◆ **Short task**: Return all of the data exactly, with nothing left out but the pictures.
** START Data provided **
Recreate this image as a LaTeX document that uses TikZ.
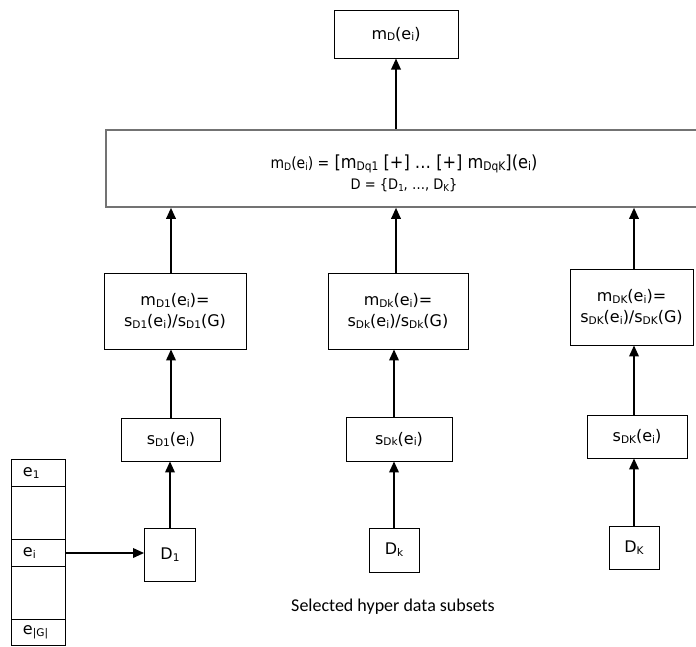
\documentclass[tikz,border=0pt]{standalone}
\usepackage{fontspec}
\setmainfont{DejaVu Sans}
\newfontfamily\condfont{DejaVu Sans Condensed}
\newfontfamily\capfont{Carlito}
\usetikzlibrary{arrows.meta}

\makeatletter
\newcommand\lo[1]{\raisebox{-0.12em}{\fontsize{\fpeval{0.66*\f@size}}{\fpeval{0.66*\f@size}}\selectfont #1}}
\makeatother

\begin{document}
\begin{tikzpicture}[x=1pt, y=-1pt,
    box/.style={draw, line width=0.8pt, inner sep=0pt, align=center, font=\fontsize{16}{21}\selectfont},
    cell/.style={draw, line width=0.8pt, inner sep=0pt, minimum width=54pt, text width=30pt, align=left, font=\fontsize{16}{18}\selectfont},
    arr/.style={line width=1.8pt, -{Triangle[length=11pt,width=9.5pt]}}
]
\useasboundingbox (0,0) rectangle (696,646);

% result on top
\node[box, line width=1pt, minimum width=124pt, minimum height=48pt] (mD) at (396,34) {m\lo{D}(e\lo{i})};

% combination box (runs past the right edge)
\node[box, draw=black!55, line width=1.6pt, minimum width=596pt, minimum height=77pt] (comb) at (404,168.5) {};
\node[font=\condfont\fontsize{18}{20}\selectfont] (comb1) at (404,164)
    {{\fontsize{15.5}{17}\selectfont m\lo{D}(e\lo{i}) =} [m\lo{Dq1} [+] … [+] m\lo{DqK}](e\lo{i})};
\node[font=\condfont\fontsize{14.5}{16}\selectfont] (comb2) at (404,185) {D = \{D\lo{1}, …, D\lo{K}\}};

% normalised masses
\node[box, minimum width=142pt, minimum height=76pt] (md1) at (175,311) {m\lo{D1}(e\lo{i})=\\s\lo{D1}(e\lo{i})/s\lo{D1}(G)};
\node[box, minimum width=140pt, minimum height=76pt] (mdk) at (398,311) {m\lo{Dk}(e\lo{i})=\\s\lo{Dk}(e\lo{i})/s\lo{Dk}(G)};
\node[box, minimum width=123pt, minimum height=76pt] (mdK) at (631.5,307) {m\lo{DK}(e\lo{i})=\\s\lo{DK}(e\lo{i})/s\lo{DK}(G)};

% supports
\node[box, minimum width=99pt, minimum height=43pt] (sd1) at (171,439.5) {s\lo{D1}(e\lo{i})};
\node[box, minimum width=106pt, minimum height=44pt] (sdk) at (399,439) {s\lo{Dk}(e\lo{i})};
\node[box, minimum width=100pt, minimum height=43pt] (sdK) at (637,436.5) {s\lo{DK}(e\lo{i})};

% data subsets
\node[box, minimum width=51pt, minimum height=53pt] (d1) at (170,554.5) {D\lo{1}};
\node[box, minimum width=50pt, minimum height=44pt] (dk) at (394,550) {D\lo{k}};
\node[box, minimum width=50pt, minimum height=43pt] (dK) at (634,547.5) {D\lo{K}};

\node[font=\capfont\fontsize{18}{20}\selectfont] (cap) at (393,607) {Selected hyper data subsets};

% element array
\foreach \yy/\hh/\lbl [count=\n] in {473/27/e\lo{1}, 513/53/, 553/27/e\lo{i}, 592.75/52.5/, 632/26/e\lo{|G|}} {
    \node[cell, minimum height=\hh pt] (c\n) at (38,\yy) {\lbl};
}

% arrows
\draw[arr] (c3.east) -- (c3.east -| d1.west);
\draw[arr] (d1.north) -- (d1.north |- sd1.south);
\draw[arr] (dk.north) -- (dk.north |- sdk.south);
\draw[arr] (dK.north) -- (dK.north |- sdK.south);
\draw[arr] (sd1.north) -- (sd1.north |- md1.south);
\draw[arr] (dk |- sdk.north) -- (dk |- mdk.south);
\draw[arr] (dK |- sdK.north) -- (dK |- mdK.south);
\draw[arr] (sd1 |- md1.north) -- (sd1 |- comb.south);
\draw[arr] (mD |- mdk.north) -- (mD |- comb.south);
\draw[arr] (dK |- mdK.north) -- (dK |- comb.south);
\draw[arr] (mD |- comb.north) -- (mD.south);

\end{tikzpicture}
\end{document}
** END Data provided **
◆ **Task result**:
Recreate this image as a LaTeX document that uses TikZ.
\documentclass[tikz,border=0pt]{standalone}
\usepackage{fontspec}
\setmainfont{DejaVu Sans}
\newfontfamily\condfont{DejaVu Sans Condensed}
\newfontfamily\capfont{Carlito}
\usetikzlibrary{arrows.meta}

\makeatletter
\newcommand\lo[1]{\raisebox{-0.12em}{\fontsize{\fpeval{0.66*\f@size}}{\fpeval{0.66*\f@size}}\selectfont #1}}
\makeatother

\begin{document}
\begin{tikzpicture}[x=1pt, y=-1pt,
    box/.style={draw, line width=0.8pt, inner sep=0pt, align=center, font=\fontsize{16}{21}\selectfont},
    cell/.style={draw, line width=0.8pt, inner sep=0pt, minimum width=54pt, text width=30pt, align=left, font=\fontsize{16}{18}\selectfont},
    arr/.style={line width=1.8pt, -{Triangle[length=11pt,width=9.5pt]}}
]
\useasboundingbox (0,0) rectangle (696,646);

% result on top
\node[box, line width=1pt, minimum width=124pt, minimum height=48pt] (mD) at (396,34) {m\lo{D}(e\lo{i})};

% combination box (runs past the right edge)
\node[box, draw=black!55, line width=1.6pt, minimum width=596pt, minimum height=77pt] (comb) at (404,168.5) {};
\node[font=\condfont\fontsize{18}{20}\selectfont] (comb1) at (404,164)
    {{\fontsize{15.5}{17}\selectfont m\lo{D}(e\lo{i}) =} [m\lo{Dq1} [+] … [+] m\lo{DqK}](e\lo{i})};
\node[font=\condfont\fontsize{14.5}{16}\selectfont] (comb2) at (404,185) {D = \{D\lo{1}, …, D\lo{K}\}};

% normalised masses
\node[box, minimum width=142pt, minimum height=76pt] (md1) at (175,311) {m\lo{D1}(e\lo{i})=\\s\lo{D1}(e\lo{i})/s\lo{D1}(G)};
\node[box, minimum width=140pt, minimum height=76pt] (mdk) at (398,311) {m\lo{Dk}(e\lo{i})=\\s\lo{Dk}(e\lo{i})/s\lo{Dk}(G)};
\node[box, minimum width=123pt, minimum height=76pt] (mdK) at (631.5,307) {m\lo{DK}(e\lo{i})=\\s\lo{DK}(e\lo{i})/s\lo{DK}(G)};

% supports
\node[box, minimum width=99pt, minimum height=43pt] (sd1) at (171,439.5) {s\lo{D1}(e\lo{i})};
\node[box, minimum width=106pt, minimum height=44pt] (sdk) at (399,439) {s\lo{Dk}(e\lo{i})};
\node[box, minimum width=100pt, minimum height=43pt] (sdK) at (637,436.5) {s\lo{DK}(e\lo{i})};

% data subsets
\node[box, minimum width=51pt, minimum height=53pt] (d1) at (170,554.5) {D\lo{1}};
\node[box, minimum width=50pt, minimum height=44pt] (dk) at (394,550) {D\lo{k}};
\node[box, minimum width=50pt, minimum height=43pt] (dK) at (634,547.5) {D\lo{K}};

\node[font=\capfont\fontsize{18}{20}\selectfont] (cap) at (393,607) {Selected hyper data subsets};

% element array
\foreach \yy/\hh/\lbl [count=\n] in {473/27/e\lo{1}, 513/53/, 553/27/e\lo{i}, 592.75/52.5/, 632/26/e\lo{|G|}} {
    \node[cell, minimum height=\hh pt] (c\n) at (38,\yy) {\lbl};
}

% arrows
\draw[arr] (c3.east) -- (c3.east -| d1.west);
\draw[arr] (d1.north) -- (d1.north |- sd1.south);
\draw[arr] (dk.north) -- (dk.north |- sdk.south);
\draw[arr] (dK.north) -- (dK.north |- sdK.south);
\draw[arr] (sd1.north) -- (sd1.north |- md1.south);
\draw[arr] (dk |- sdk.north) -- (dk |- mdk.south);
\draw[arr] (dK |- sdK.north) -- (dK |- mdK.south);
\draw[arr] (sd1 |- md1.north) -- (sd1 |- comb.south);
\draw[arr] (mD |- mdk.north) -- (mD |- comb.south);
\draw[arr] (dK |- mdK.north) -- (dK |- comb.south);
\draw[arr] (mD |- comb.north) -- (mD.south);

\end{tikzpicture}
\end{document}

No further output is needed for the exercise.